What is a requirement or a feature?
Let’s talk about what a requirement or a feature actually is. Depending on what you’re making and what the context is, a feature in software architecture ‘does not really exist’.
I could have a functionality to place an image somewhere or replace a button color by another, but I’m not talking about those small requirements. Those can easily be described in a user story as a change or added to a UX design or whatever. A great example from the book Righting Software is:
”As a car user I want to drive from A to B, so I can be there faster then by foot and save time”
Great! Let’s build this requirement into the car, but what actual component within the car represents driving from A to B? Not one, right? It’s the integration of components that makes this possible. This tells you that a feature is always some kind of interaction between components. In software engineering we call this a use case. Why not document this interaction, wouldn’t it be clearer for everyone on what is needed to be builded, tested and deployed?
Use cases
You could write a blog post or a book about how to discover and document use cases. To stay in scope of this article, let’s discuss how to capture requirements as behavior. As discussed, one liner user stories are open for interpretation where an interaction (between components) is more detailed and less open for discussion. One of the best ways to do this is using an activity diagram:
Advantages
Making it visual is easy for humans to understand, much better than writing it out in text. Humans are made for processing images, we are visualizing a lot longer than we’re reading.
Makes it less open for interpretation than describing the feature in a few sentences.
Easy to talk about and should be understandable for both a developer and a business person
As an architect you can use the use cases as input for creating your design
Disadvantages
More work to create diagrams (rule of thumb: if there is a nested if, use a diagram, otherwise write it out)
The example is a functional use case, there is no interaction between components visible, that is part of the technical specs.
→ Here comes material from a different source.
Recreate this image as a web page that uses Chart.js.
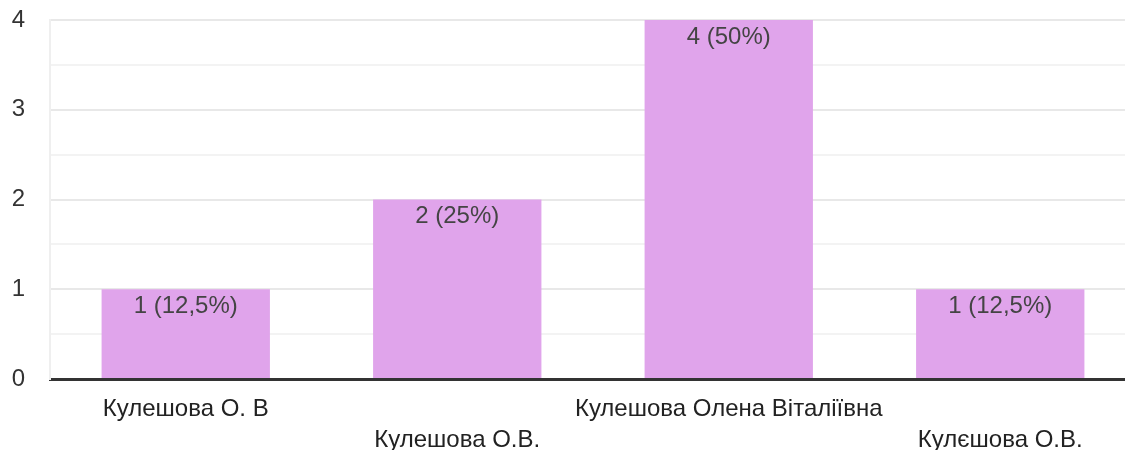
<!DOCTYPE html>
<html>
<head>
<meta charset="utf-8">
<script src="https://cdn.jsdelivr.net/npm/chart.js@4"></script>
<style>
  html, body { margin: 0; padding: 0; background: #fff; overflow: hidden; }
  #wrap { position: relative; width: 1136px; height: 450px; }
</style>
</head>
<body>
<div id="wrap"><canvas id="chart"></canvas></div>
<script>
const categories = ['Кулешова О. В', 'Кулешова О.В.', 'Кулешова Олена Віталіївна', 'Кулєшова О.В.'];
const counts = [1, 2, 4, 1];
const percentLabels = ['12,5%', '25%', '50%', '12,5%'];
const yTicks = [0, 1, 2, 3, 4];

const FONT = '"Liberation Sans", Arial, sans-serif';

// підписи всередині стовпців
const barLabels = {
    id: 'barLabels',
    afterDatasetsDraw(chart) {
        const ctx = chart.ctx;
        const meta = chart.getDatasetMeta(0);
        ctx.save();
        ctx.font = '24px ' + FONT;
        ctx.fillStyle = '#444';
        ctx.textAlign = 'center';
        ctx.textBaseline = 'middle';
        meta.data.forEach((bar, i) => {
            ctx.fillText(counts[i] + ' (' + percentLabels[i] + ')', bar.x, bar.y + 17);
        });
        ctx.restore();
    }
};

new Chart(document.getElementById('chart'), {
    type: 'bar',
    data: {
        labels: categories,
        datasets: [{
            data: counts,
            backgroundColor: '#e0a4eb',
            barPercentage: 0.62,
            categoryPercentage: 1
        }]
    },
    options: {
        responsive: true,
        maintainAspectRatio: false,
        animation: false,
        layout: { padding: 0 },
        plugins: { legend: { display: false }, tooltip: { enabled: false } },
        scales: {
            x: {
                grid: { display: false, drawTicks: false },
                border: { color: '#333', width: 3 },
                ticks: {
                    color: '#222',
                    padding: 15,
                    maxRotation: 0,
                    autoSkip: false,
                    font: { family: FONT, size: 24, lineHeight: 1.3 },
                    callback: (v, i) => i % 2 ? ['', categories[i]] : categories[i]
                },
                afterFit: s => { s.height = 71; s.paddingLeft = 0; s.paddingRight = 0; }
            },
            y: {
                min: 0,
                max: 4,
                grid: {
                    drawTicks: false,
                    color: ctx => Number.isInteger(ctx.tick.value) ? '#e8e8e8' : '#f3f3f3',
                    lineWidth: 2
                },
                border: { color: '#efefef', width: 2 },
                ticks: {
                    stepSize: 0.5,
                    padding: 25,
                    color: '#333',
                    font: { family: FONT, size: 24 },
                    callback: v => yTicks.includes(v) ? String(v) : ''
                },
                afterFit: s => { s.width = 50; s.paddingTop = 20; s.paddingBottom = 0; }
            }
        }
    },
    plugins: [barLabels]
});
</script>
</body>
</html>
From this functional diagram an architect could go and find out what components are needed to support the set of (core) use cases.
Other pitfalls
Functional stories going to the team directly without analysis or architecture input
Double, tripple, etc. requirements will be there. Customer A uses another vocabulary as customer B, both stories will be put on the backlog when it’s actually the same.
A functional work breakdown will result in developers touching the same components multiple times (and testing and deploying, expensive).
Calling everything a user story and using the format everywhere
User stories explaining the “how” and not the “why”. People that should provide requirements are now giving you solutions hiding as requirements. Although, this happens all the time, also when not using user stories.
Perspective and context
Everything comes down to context and the people working in it. How experienced are they, what are their skills and what are they working on (as discussed, a brand new project is different from maintaining a product etc.). At some customers the user story format works better than others. There could be a single application to maintain and product owner who has been there for years and knows his way around or there could be a team that (tries to) maintains 20 different applications with a new product owner that doesn’t ‘own’ a single product (yet). I’ve seen both.
Wrap it up
For me it’s clear: user stories will be misused. Think about the type of project you’re working on and how the process of structuring requirements is done. Do not use them like described in the “how are they often used” section, it’s a horrible way of capturing requirements and will be a pain in the ass when not worked out properly. Try to capture requirements as behavior and make them visual 👀.